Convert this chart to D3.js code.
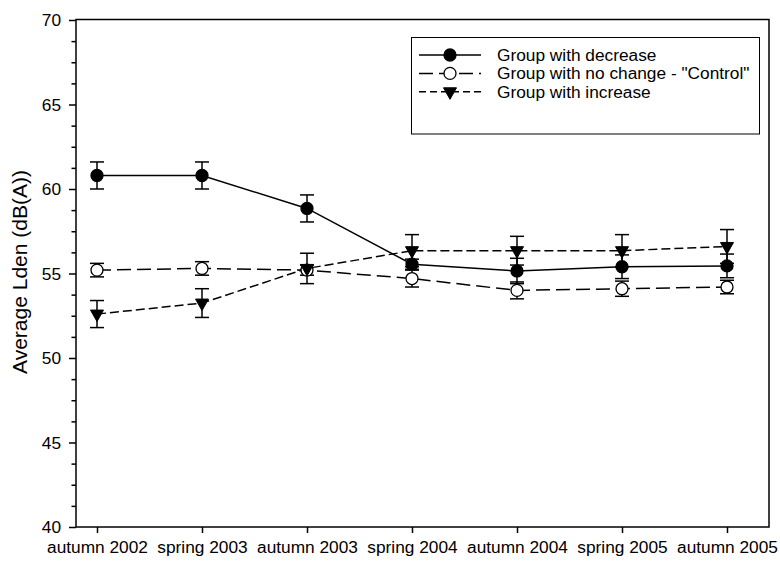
-------
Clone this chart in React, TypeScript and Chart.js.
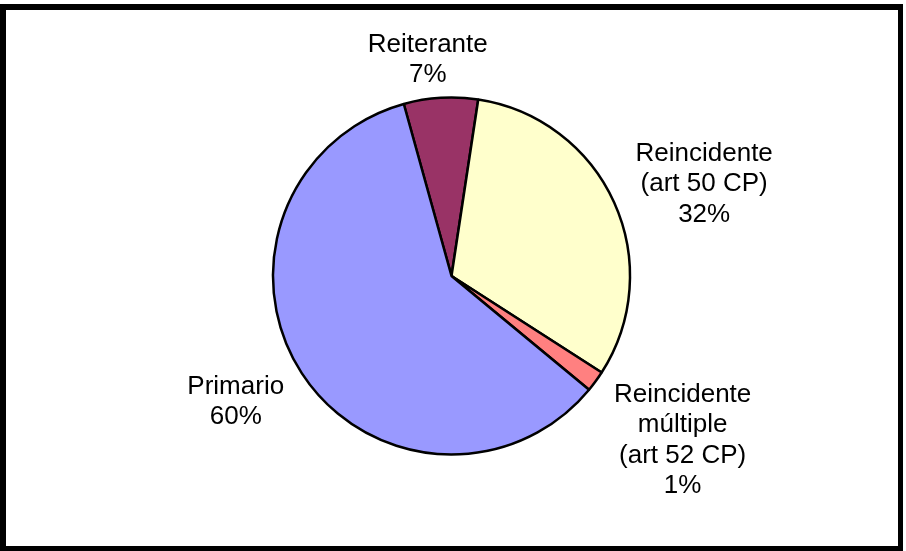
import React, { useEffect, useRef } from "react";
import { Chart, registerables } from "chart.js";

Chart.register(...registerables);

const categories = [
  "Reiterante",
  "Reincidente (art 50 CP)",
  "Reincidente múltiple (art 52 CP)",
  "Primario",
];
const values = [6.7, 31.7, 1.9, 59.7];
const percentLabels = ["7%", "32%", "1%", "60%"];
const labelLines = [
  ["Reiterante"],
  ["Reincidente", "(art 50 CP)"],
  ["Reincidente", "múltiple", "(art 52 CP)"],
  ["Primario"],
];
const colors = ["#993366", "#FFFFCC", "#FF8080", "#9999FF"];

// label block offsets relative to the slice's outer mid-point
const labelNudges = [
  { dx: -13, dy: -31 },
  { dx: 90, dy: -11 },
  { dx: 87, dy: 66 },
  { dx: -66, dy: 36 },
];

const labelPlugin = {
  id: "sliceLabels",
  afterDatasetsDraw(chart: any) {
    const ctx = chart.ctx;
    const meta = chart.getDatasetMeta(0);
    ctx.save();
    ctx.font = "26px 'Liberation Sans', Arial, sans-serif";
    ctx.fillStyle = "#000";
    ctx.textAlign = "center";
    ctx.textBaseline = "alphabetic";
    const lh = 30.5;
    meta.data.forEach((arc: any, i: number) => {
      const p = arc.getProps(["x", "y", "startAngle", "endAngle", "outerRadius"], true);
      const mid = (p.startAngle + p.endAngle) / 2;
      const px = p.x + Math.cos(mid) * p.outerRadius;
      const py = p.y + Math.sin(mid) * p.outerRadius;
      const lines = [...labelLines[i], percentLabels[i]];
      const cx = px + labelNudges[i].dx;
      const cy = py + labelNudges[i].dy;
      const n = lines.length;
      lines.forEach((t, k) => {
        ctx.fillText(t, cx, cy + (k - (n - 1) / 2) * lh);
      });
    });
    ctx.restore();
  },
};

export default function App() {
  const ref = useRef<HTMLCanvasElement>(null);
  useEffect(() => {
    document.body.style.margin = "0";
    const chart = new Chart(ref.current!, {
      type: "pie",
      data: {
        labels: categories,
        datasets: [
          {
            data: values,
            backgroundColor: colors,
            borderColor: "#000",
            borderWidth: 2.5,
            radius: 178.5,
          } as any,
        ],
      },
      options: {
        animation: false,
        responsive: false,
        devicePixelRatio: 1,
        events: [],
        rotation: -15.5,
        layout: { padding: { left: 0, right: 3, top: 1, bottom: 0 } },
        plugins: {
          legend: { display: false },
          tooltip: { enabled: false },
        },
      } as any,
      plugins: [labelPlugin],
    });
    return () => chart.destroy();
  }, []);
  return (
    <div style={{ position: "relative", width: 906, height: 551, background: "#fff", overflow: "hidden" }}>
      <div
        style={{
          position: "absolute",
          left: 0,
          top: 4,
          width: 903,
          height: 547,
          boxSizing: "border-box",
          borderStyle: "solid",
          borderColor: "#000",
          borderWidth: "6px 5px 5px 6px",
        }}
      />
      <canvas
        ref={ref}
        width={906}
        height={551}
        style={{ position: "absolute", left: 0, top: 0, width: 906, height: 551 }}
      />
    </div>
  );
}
-------
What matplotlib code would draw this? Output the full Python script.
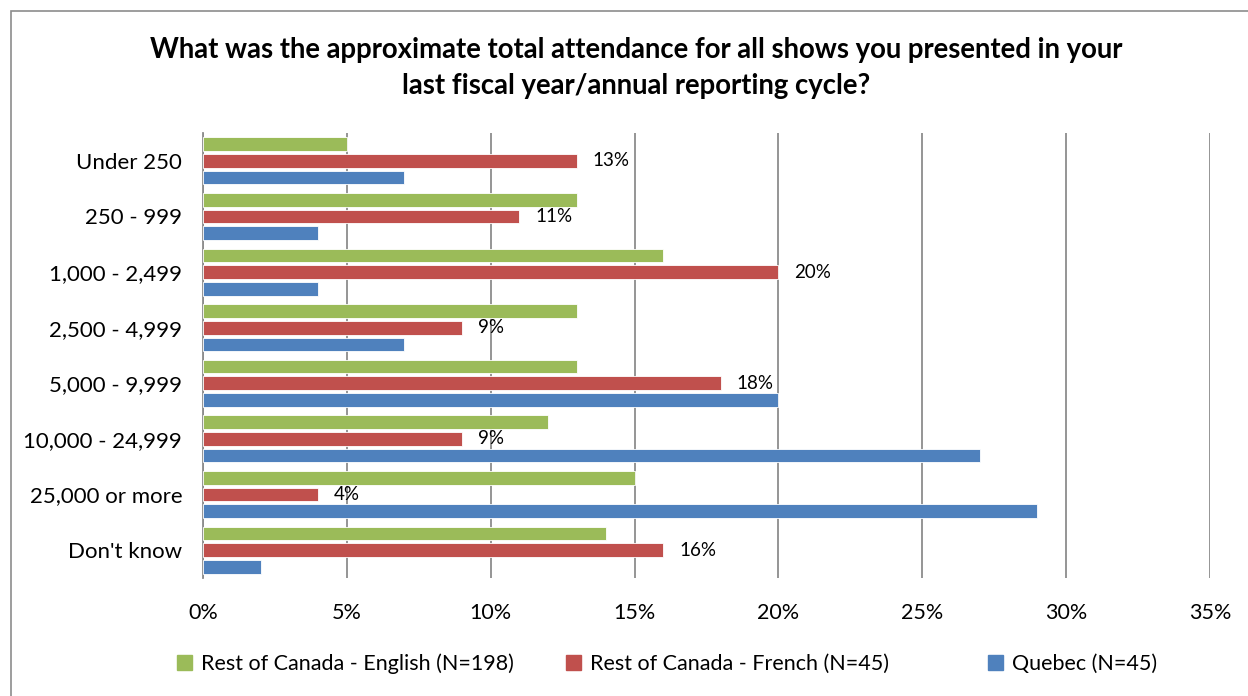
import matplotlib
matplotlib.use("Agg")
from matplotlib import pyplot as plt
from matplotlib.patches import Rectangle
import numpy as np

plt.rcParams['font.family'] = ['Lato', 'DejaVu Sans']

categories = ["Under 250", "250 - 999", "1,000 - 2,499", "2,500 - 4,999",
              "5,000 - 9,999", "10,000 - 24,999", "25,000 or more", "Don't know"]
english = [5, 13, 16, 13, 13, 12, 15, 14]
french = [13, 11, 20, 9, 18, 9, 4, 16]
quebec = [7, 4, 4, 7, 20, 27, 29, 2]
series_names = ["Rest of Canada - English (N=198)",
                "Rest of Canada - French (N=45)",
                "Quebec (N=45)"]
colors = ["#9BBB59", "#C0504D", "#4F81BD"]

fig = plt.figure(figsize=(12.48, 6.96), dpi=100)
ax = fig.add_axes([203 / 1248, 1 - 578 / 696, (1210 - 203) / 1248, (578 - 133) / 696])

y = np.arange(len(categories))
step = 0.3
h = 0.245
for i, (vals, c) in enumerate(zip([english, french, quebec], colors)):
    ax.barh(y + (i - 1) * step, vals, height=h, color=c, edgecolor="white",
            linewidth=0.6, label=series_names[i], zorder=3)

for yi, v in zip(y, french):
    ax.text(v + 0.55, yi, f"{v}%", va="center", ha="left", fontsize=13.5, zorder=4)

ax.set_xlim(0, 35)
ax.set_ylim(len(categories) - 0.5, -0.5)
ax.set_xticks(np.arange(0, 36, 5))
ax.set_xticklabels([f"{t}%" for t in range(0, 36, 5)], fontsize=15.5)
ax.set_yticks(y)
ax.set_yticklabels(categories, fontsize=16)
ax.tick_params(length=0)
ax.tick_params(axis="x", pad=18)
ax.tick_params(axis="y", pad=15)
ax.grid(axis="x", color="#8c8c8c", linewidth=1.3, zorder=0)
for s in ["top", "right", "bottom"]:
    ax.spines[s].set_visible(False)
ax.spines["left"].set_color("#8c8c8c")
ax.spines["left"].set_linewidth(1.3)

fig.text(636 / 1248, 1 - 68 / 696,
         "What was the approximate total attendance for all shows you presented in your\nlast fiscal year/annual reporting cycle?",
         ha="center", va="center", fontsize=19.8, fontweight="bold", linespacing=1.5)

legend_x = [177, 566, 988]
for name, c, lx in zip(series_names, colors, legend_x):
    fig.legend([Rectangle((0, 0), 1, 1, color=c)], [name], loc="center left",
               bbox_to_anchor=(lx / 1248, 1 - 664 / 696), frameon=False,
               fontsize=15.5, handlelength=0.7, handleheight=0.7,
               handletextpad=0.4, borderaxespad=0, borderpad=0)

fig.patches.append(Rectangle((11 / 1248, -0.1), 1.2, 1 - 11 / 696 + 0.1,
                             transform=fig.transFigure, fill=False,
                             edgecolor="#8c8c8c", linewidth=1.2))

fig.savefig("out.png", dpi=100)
-------
◆ Aim of the task ◆
Look above for the line with "What matplotlib code" and the line with "plt.rcParams['font.family'] = ['Lato', 'DejaVu", then copy exactly the lines from the first through the second, both kept, with no pictures.

◆ Result of this exercise ◆
What matplotlib code would draw this? Output the full Python script.
import matplotlib
matplotlib.use("Agg")
from matplotlib import pyplot as plt
from matplotlib.patches import Rectangle
import numpy as np

plt.rcParams['font.family'] = ['Lato', 'DejaVu Sans']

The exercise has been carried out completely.